HARRISBURG - The Democratically controlled state House passed a $29.1 billion budget yesterday that preserves spending for a host of programs - from K-12 education to state parks - that had been threatened by recession-racked revenue collections.
Republicans tried to block the package, calling it a gimmick built largely on a plan to temporarily strip out funding for student loans and state-owned universities and community colleges.
Lawmakers would return in the fall to determine how higher-education costs, about $1.3 billion, would be funded.
The Democratic budget now moves to the Senate, where next week Republicans who control the chamber are expected to dismiss it and vote on a retooled plan of their own, leaving Pennsylvania no closer to a budget compromise.
The state has been operating without a budget since the fiscal year began July 1.
Gov. Rendell applauded the House action and said it would put pressure on Senate Republicans to yield on their steadfast opposition to any new or increased taxes. Now, he said, "the Senate Republicans are out there isolated in their no-revenue stance."
The House passed the budget, 104-95, mostly along party lines.
The vote was taken on the same day that tens of thousands of state employees received what likely will be their last paychecks before they will be asked to work without pay until the budget crisis is solved.
State workers picketed Rendell's house in the East Falls section of Philadelphia yesterday afternoon to protest.
"We are not interested in any games, any fear tactics, or anything else. We recognize that we need to get this done," said Rep. Dwight Evans (D., Phila.), who as chairman of the Appropriations Committee crafted the budget. He said his plan would provide proper funding for key government services, from classrooms to welfare programs.
It would empty the state's $750 million Rainy Day savings account, impose new taxes on gas drilling, and set aside planned reductions in certain business taxes.
But critics complained loudest about what it doesn't do: Fund higher education.
Rep. Matt Baker (R., Tioga) called the budget "a sham" on the public.
"I'm not even sure it is legal or constitutional to set aside higher education and hold it hostage," he said.
The House version also doesn't include a broad-based tax hike like the 16 percent increase in the state income tax that Rendell proposed.
But it's only a matter of time, GOP legislators said. They argued that funding higher education later would certainly require a massive tax increase.
"That is the question. How is it going to be paid for?" House Minority Leader Sam Smith (R., Jefferson) asked.
The Senate passed a $27.3 billion bare-bones budget in May that Rendell and legislative Democrats argued cut too deeply into core government functions. Since then, a reduction in state revenue has put that plan out of balance by more than $1 billion.
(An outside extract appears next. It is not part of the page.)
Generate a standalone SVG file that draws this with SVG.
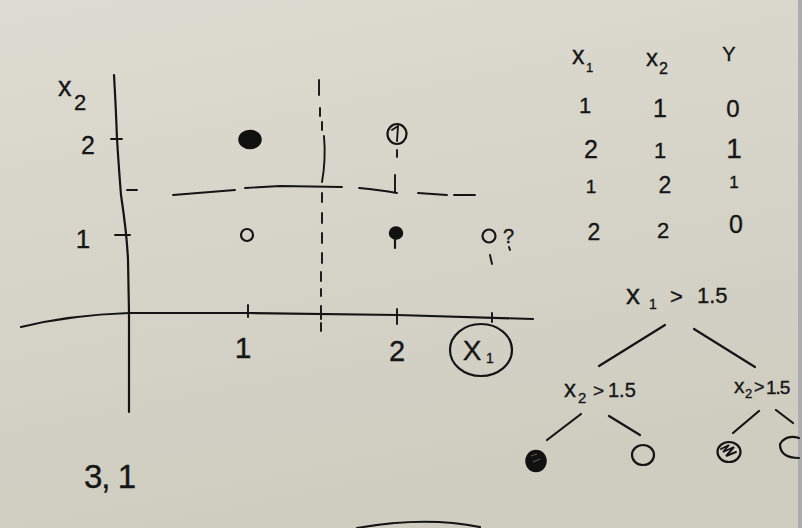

Senate Republicans are expected to work over the weekend on their new budget offering, which could be voted on as early as Monday, said Erik Arneson, a spokesman for Senate Majority Leader Dominic Pileggi (R., Delaware).
With 18 months left until the end of his second term, Gov. Rendell is already contemplating his legacy in the political arena. He told reporters yesterday that he planned to write a "mostly humorous" book about his 30 years in politics and government.
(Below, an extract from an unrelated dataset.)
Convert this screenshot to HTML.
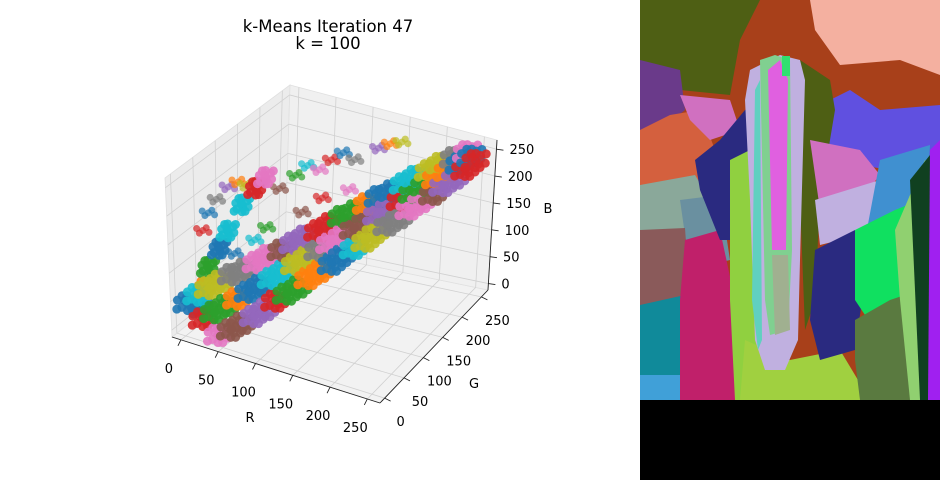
<!DOCTYPE html>
<html><head><meta charset="utf-8"><style>
body{margin:0;background:#fff;}
svg{display:block;font-family:"DejaVu Sans","Liberation Sans",sans-serif;}
</style></head><body>
<svg id="fig" width="940" height="480" viewBox="0 0 940 480" xmlns="http://www.w3.org/2000/svg">
<rect width="940" height="480" fill="#fff"/>
<text x="328" y="32" font-size="16.5" text-anchor="middle">k-Means Iteration 47</text>
<text x="328" y="49" font-size="16.5" text-anchor="middle">k = 100</text>
<g id="axes3d"></g>
<g id="img" transform="translate(640,0)">
<rect width="300" height="400" fill="#a8401a"/>
<path d="M0 0H120L100 40L90 95L40 90L0 70Z" fill="#4e5f14"/>
<path d="M170 0H300V75L260 60L200 65L175 30Z" fill="#f4b0a0"/>
<path d="M160 90L190 100L210 90L240 110L300 105V160L250 170L190 160L170 120Z" fill="#6050e0"/>
<path d="M0 60L40 70L45 110L20 130L0 130Z" fill="#6a3a8a"/>
<path d="M0 130L30 115L60 110L75 150L60 180L0 185Z" fill="#d4603e"/>
<path d="M40 95L90 100L100 130L70 140L50 120Z" fill="#d070c0"/>
<path d="M0 185L55 175L70 200L60 230L0 235Z" fill="#8aa89a"/>
<path d="M40 200L80 195L90 260L50 270Z" fill="#6a90a0"/>
<path d="M0 230L45 228L50 300L0 310Z" fill="#8a5a5a"/>
<path d="M0 305L45 295L40 380L0 380Z" fill="#108a9a"/>
<path d="M0 375L45 375L40 400H0Z" fill="#40a0d8"/>
<path d="M45 240L80 230L95 300L100 400H40L40 300Z" fill="#c0206a"/>
<path d="M55 160L80 140L105 110L120 100L115 200L100 240L80 240L60 190Z" fill="#2a2a80"/>
<path d="M90 160L110 150L115 300L120 400H95L90 300Z" fill="#90d040"/>
<path d="M100 400L105 340L150 360L200 350L230 400Z" fill="#a0d040"/>
<path d="M160 60L190 80L195 110L180 200L175 300L165 330L160 200Z" fill="#4e5f14"/>
<path d="M170 140L220 150L240 175L220 200L180 210Z" fill="#d070c0"/>
<path d="M175 200L240 180L260 175L250 220L200 240L180 245Z" fill="#c0b0e0"/>
<path d="M175 250L215 230L225 280L215 350L180 360L170 320Z" fill="#2a2a80"/>
<path d="M240 160L290 145L285 220L270 300L235 300L225 240Z" fill="#4090d0"/>
<path d="M215 230L255 210L280 200L275 320L235 330L215 300Z" fill="#10e060"/>
<path d="M215 320L250 300L280 290L275 400H220L215 360Z" fill="#5a7a40"/>
<path d="M255 230L285 160L290 170L285 400H270L260 300Z" fill="#90d070"/>
<path d="M270 180L290 155L295 400H280Z" fill="#104020"/>
<path d="M290 150L300 140V400H288Z" fill="#a020f0"/>
<path d="M110 70L140 55L160 60L165 80L160 260L158 340L145 370L125 370L115 340L110 200L105 100Z" fill="#c0b0e0"/>
<path d="M120 60L135 55L150 60L152 250L148 330L130 335L125 300Z" fill="#80d090"/>
<path d="M128 70L140 60L148 80L146 250L132 250Z" fill="#e060e0"/>
<path d="M132 255L148 255L150 330L135 335Z" fill="#a0b090"/>
<path d="M115 90L120 80L122 340L118 350L112 300Z" fill="#60d0c0"/>
<rect x="142" y="56" width="8" height="20" fill="#30e070"/>
</g>
<rect x="640" y="400" width="300" height="80" fill="#000"/>
</svg>
<script>
// data arrays
const rTicks=[0,50,100,150,200,250];
const gTicks=[0,50,100,150,200,250];
const bTicks=[0,50,100,150,200,250];
// dense band clusters: diagonal value t and red-blue offset d
const bandT=[15,15,15,25,25,25,35,35,35,45,45,45,55,55,55,65,65,65,75,75,75,85,85,85,95,95,95,105,105,105,115,115,115,125,125,125,135,135,135,145,145,145,155,155,155,165,165,165,175,175,175,185,185,185,195,195,195,205,205,205,215,215,215,225,225,225,235,235,235,245,245,245];
const bandD=[-20,0,20,-22,0,22,-22,0,22,-22,0,22,-22,0,22,-20,0,20,-20,0,20,-20,0,20,-18,0,18,-18,0,18,-18,0,18,-16,0,16,-16,0,16,-16,0,16,-14,0,14,-14,0,14,-14,0,14,-12,0,12,-12,0,12,-12,0,12,-10,0,10,-10,0,10,-8,0,8,-6,0,6];
// left arm clusters (low R, rising B)
const armR=[10,10,10,15,20,30,40,50];
const armG=[20,30,40,58,70,86,100,105];
const armB=[30,60,90,114,140,180,205,225];
const armColor=["#1f77b4","#ff7f0e","#2ca02c","#1f77b4","#17becf","#17becf","#d62728","#e377c2"];
// sparse points (r,g,b)
const sparseR=[10,15,20,30,40,45,60,70,80,90,100,110,120,140,150,160,90,60,50,130,100,40];
const sparseG=[30,35,45,55,60,70,120,140,150,160,170,180,190,210,220,230,120,90,80,160,150,50];
const sparseB=[160,190,210,230,240,230,200,215,230,220,235,245,230,245,250,250,170,150,130,200,180,120];
const clusterColors=["#1f77b4","#ff7f0e","#2ca02c","#d62728","#9467bd","#8c564b","#e377c2","#7f7f7f","#bcbd22","#17becf"];

const NS="http://www.w3.org/2000/svg";
const C={p000:[172,337],p100:[380,403],p110:[488,290],p010:[285,248],p001:[165,178],p101:[388,250],p111:[497,140],p011:[290,85]};
const LO=-12,HI=267;
function nrm(v){return (v-LO)/(HI-LO);}
function lerp(a,b,t){return [a[0]+(b[0]-a[0])*t,a[1]+(b[1]-a[1])*t];}
function proj(r,g,b){
  const u=nrm(r),v=nrm(g),w=nrm(b);
  const a=lerp(lerp(C.p000,C.p100,u),lerp(C.p010,C.p110,u),v);
  const c=lerp(lerp(C.p001,C.p101,u),lerp(C.p011,C.p111,u),v);
  return lerp(a,c,w);
}
const ax=document.getElementById('axes3d');
function mk(tag,attrs,parent){const e=document.createElementNS(NS,tag);for(const k in attrs)e.setAttribute(k,attrs[k]);(parent||ax).appendChild(e);return e;}
function poly(pts,fill,name){
  const e=mk('polygon',{points:pts.map(p=>p.join(',')).join(' '),fill:fill,stroke:'#e0e0e0','stroke-width':0.8});
  
  
}
function line(p,q,col,w,name){
  const e=mk('line',{x1:p[0],y1:p[1],x2:q[0],y2:q[1],stroke:col,'stroke-width':w});
  
  
}
poly([proj(LO,LO,LO),proj(HI,LO,LO),proj(HI,HI,LO),proj(LO,HI,LO)],'#f2f2f2','bottom-pane');
poly([proj(LO,LO,LO),proj(LO,HI,LO),proj(LO,HI,HI),proj(LO,LO,HI)],'#ececec','left-pane');
poly([proj(LO,HI,LO),proj(HI,HI,LO),proj(HI,HI,HI),proj(LO,HI,HI)],'#f0f0f0','back-pane');
const gc='#d0d0d0';
rTicks.forEach(v=>{line(proj(v,LO,LO),proj(v,HI,LO),gc,0.8,'r-gridline');line(proj(v,HI,LO),proj(v,HI,HI),gc,0.8,'r-gridline');});
gTicks.forEach(v=>{line(proj(HI,v,LO),proj(LO,v,LO),gc,0.8,'g-gridline');line(proj(LO,v,LO),proj(LO,v,HI),gc,0.8,'g-gridline');});
bTicks.forEach(v=>{line(proj(LO,LO,v),proj(LO,HI,v),gc,0.8,'b-gridline');line(proj(LO,HI,v),proj(HI,HI,v),gc,0.8,'b-gridline');});
line(proj(LO,LO,LO),proj(HI,LO,LO),'#222',0.9,'r-axis-line');
line(proj(HI,LO,LO),proj(HI,HI,LO),'#222',0.9,'g-axis-line');
line(proj(HI,HI,LO),proj(HI,HI,HI),'#222',0.9,'b-axis-line');
function txt(p,s,name,anchor){
  const e=mk('text',{x:p[0],y:p[1],'font-size':13,'text-anchor':anchor||'middle',fill:'#000'});
  e.textContent=s;
  
  
}
rTicks.forEach(v=>{const p=proj(v,LO,LO);line(p,[p[0]-3,p[1]+6],'#222',0.9,'r-tick');txt([p[0]-12,p[1]+33],String(v),'r-tick-label');});
gTicks.forEach(v=>{const p=proj(HI,v,LO);line(p,[p[0]+6,p[1]+3],'#222',0.9,'g-tick');txt([p[0]+16,p[1]+28],String(v),'g-tick-label');});
bTicks.forEach(v=>{const p=proj(HI,HI,v);line(p,[p[0]+7,p[1]+1],'#222',0.9,'b-tick');txt([p[0]+13,p[1]+5],String(v),'b-tick-label','start');});
txt([250,422],'R','r-axis-title');txt([474,388],'G','g-axis-title');txt([548,213],'B','b-axis-title');
const offs=[[0,0,0],[1,0,0],[-1,0,0],[0,1,0],[0,-1,0],[0,0,1],[0,0,-1],[.7,.7,.7],[-.7,-.7,-.7],[.7,-.7,.3],[-.7,.7,-.3],[.5,0,-.8],[-.5,0,.8]];
const pts=mk('g',{});


sparseR.forEach((r,i)=>{
  const col=clusterColors[(i*7+3)%10];
  offs.slice(0,5).forEach(o=>{
    const p=proj(r+o[0]*8,sparseG[i]+o[1]*8,sparseB[i]+o[2]*8);
    const c=mk('circle',{cx:p[0],cy:p[1],r:3.5,fill:col,'fill-opacity':0.7},pts);
    
    
  });
});
armR.forEach((r,i)=>{
  offs.forEach(o=>{
    const p=proj(r+o[0]*8,armG[i]+o[1]*12,armB[i]+o[2]*12);
    const c=mk('circle',{cx:p[0],cy:p[1],r:4.5,fill:armColor[i],'fill-opacity':0.9},pts);
    
    
  });
});
bandT.forEach((t,i)=>{
  const d=bandD[i],col=clusterColors[(i*3+Math.floor(i/7))%10];
  offs.forEach(o=>{
    const p=proj(t+d+o[0]*13,t+o[1]*13,t-d+o[2]*13);
    const c=mk('circle',{cx:p[0],cy:p[1],r:4.5,fill:col,'fill-opacity':0.9},pts);
    
    
  });
});
</script>
</body></html>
Rendell said he did not have a book deal yet, but he has a working title, "My Life in Politics - You Can't Make This Stuff Up," and has sketched out 15 chapters.
Rendell finishes his second term as governor in 2010. He served two terms as mayor of Philadelphia and two terms as Philadelphia district attorney. He also was chairman of the Democratic National Committee.
He was prompted to mention his memoir plans while taking questions about the budget standoff.
He said he hoped the book would teach others about governing, but that one of the primary points would be about how political posturing about issues like health care is "really destroying the country."
Rendell said the accomplishments he and the legislature had made - even when both chambers were controlled by Republicans - were "legion" in terms of advancing energy initiatives, cleaning up the environment, and improving education and access to health care. But he bemoaned what he called the posturing that occurs every budget season.